_TASK INSTRUCTIONS_
Only the lines from the start of the data through the one containing "import plotly.graph_objects as go" belong in your answer; return them exactly.

_SUPPLIED DATA_

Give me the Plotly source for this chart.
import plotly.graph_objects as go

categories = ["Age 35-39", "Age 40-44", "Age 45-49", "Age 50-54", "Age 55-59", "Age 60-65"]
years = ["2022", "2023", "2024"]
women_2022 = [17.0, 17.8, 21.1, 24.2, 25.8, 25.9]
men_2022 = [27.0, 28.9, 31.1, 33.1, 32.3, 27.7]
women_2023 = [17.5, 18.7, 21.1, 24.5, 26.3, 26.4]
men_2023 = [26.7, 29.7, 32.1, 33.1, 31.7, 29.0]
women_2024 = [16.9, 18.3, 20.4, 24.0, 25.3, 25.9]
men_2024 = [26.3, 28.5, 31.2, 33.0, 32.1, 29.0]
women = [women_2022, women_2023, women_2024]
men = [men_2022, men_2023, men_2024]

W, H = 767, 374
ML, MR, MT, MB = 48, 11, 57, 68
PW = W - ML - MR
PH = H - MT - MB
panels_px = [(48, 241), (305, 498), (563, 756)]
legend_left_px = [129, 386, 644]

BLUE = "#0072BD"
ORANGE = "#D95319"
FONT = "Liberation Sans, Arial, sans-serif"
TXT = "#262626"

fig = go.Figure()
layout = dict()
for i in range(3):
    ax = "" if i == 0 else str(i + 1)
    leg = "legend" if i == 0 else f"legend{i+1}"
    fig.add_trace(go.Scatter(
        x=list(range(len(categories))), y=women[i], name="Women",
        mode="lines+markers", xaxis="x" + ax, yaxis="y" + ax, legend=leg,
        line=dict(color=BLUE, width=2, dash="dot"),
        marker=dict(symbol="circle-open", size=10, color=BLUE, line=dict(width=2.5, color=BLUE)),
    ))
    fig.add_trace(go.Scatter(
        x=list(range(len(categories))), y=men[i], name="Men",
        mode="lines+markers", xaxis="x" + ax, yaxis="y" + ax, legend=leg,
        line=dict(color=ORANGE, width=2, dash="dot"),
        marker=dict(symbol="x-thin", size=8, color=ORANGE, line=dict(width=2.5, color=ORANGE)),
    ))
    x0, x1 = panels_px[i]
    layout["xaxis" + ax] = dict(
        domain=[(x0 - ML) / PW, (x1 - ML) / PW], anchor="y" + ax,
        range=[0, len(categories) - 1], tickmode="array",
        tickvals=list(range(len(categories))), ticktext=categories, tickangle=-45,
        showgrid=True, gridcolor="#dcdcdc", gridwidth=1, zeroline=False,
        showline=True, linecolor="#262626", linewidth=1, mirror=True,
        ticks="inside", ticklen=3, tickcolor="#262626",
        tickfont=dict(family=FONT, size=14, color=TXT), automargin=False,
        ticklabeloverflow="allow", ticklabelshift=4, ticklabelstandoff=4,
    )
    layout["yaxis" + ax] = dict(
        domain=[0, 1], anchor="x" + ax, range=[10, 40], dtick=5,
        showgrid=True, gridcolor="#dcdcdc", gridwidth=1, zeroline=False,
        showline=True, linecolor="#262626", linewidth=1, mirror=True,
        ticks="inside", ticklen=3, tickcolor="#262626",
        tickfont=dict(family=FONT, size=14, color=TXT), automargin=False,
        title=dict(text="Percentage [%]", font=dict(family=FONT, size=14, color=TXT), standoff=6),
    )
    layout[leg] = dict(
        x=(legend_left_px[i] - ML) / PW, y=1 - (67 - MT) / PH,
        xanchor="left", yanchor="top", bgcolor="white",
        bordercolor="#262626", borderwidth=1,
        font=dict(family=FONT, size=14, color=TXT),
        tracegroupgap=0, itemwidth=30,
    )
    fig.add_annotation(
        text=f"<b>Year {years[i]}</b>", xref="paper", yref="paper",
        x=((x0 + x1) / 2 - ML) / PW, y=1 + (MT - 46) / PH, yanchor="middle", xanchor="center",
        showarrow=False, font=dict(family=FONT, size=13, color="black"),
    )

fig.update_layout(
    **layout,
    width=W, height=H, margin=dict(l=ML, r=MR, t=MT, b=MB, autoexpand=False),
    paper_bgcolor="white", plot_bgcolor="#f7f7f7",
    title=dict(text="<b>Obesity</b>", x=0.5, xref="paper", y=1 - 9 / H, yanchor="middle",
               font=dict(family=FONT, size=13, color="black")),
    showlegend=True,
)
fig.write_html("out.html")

_TASK RESPONSE_
Give me the Plotly source for this chart.
import plotly.graph_objects as go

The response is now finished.